With last month’s criticism of The Crown for being liberal at best with historical accuracy, one might wonder if Delaroche’s philosophy of treating history as the melodramas of ordinary people is making a comeback; Gillian Anderson’s Thatcher falling somewhere between campy pantomime villain and husky voiced geriatric has become Tiktok meme fodder in a way that Meryl Streep’s more faithful biopic iteration of the premier never could. Evidently just as in Delaroche’s gallery openings, people still crave the delicious archness of historical inaccuracy.

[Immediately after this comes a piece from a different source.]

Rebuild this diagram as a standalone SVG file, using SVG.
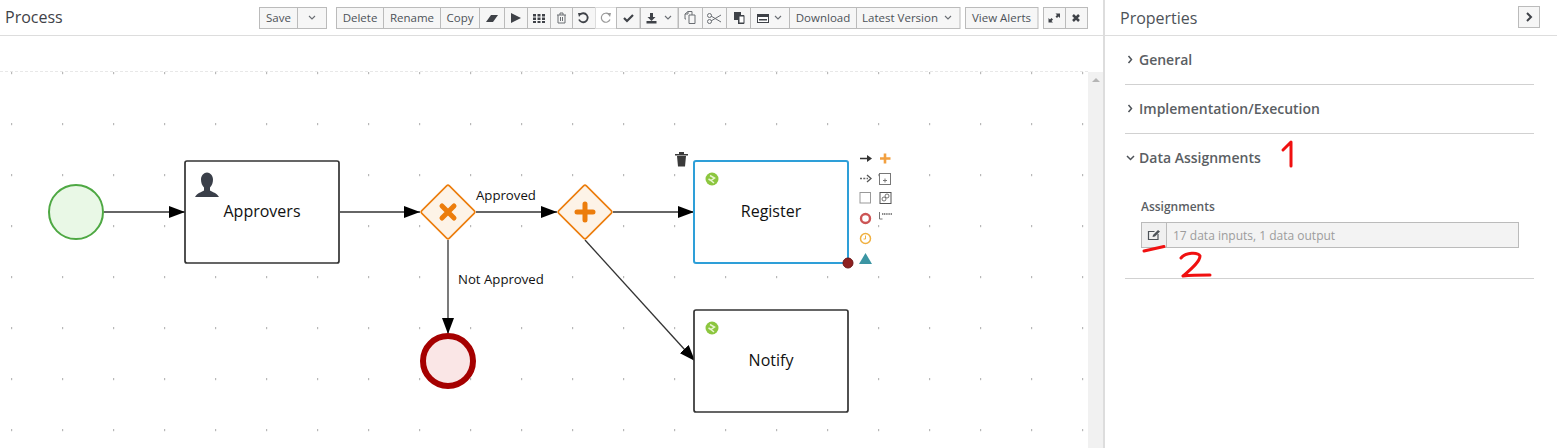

And so we return to The Death of Elizabeth I, and the cadaverous face among the silks. A Queen humbled, recumbent on the floor in the pose of a gisant, lower than her successor, her ministers, even her maids. Delaroche refuses her nobility, and in doing so undoes a culture of deifying history and its autocratic figures—something particularly appealing now, when statues of once revered slavers finally fall as unceremoniously as felled trees. Churchill’s war successes won’t save his marble effigy from those enraged by his vitriolic nationalism; Colston’s philanthropy offers no protection from protestors that loudly decry his white supremacy. Delaroche proleptically imagines this cultural impatience with treating history’s autocrats with such reverence, his painted desacralisation of the monarchy handled with as much theatricality as 2020s spate of de-plinthings. The Queen is dead, the statues are toppled, the people have spoken, and they say this: apotheosis is just so incredibly démodé.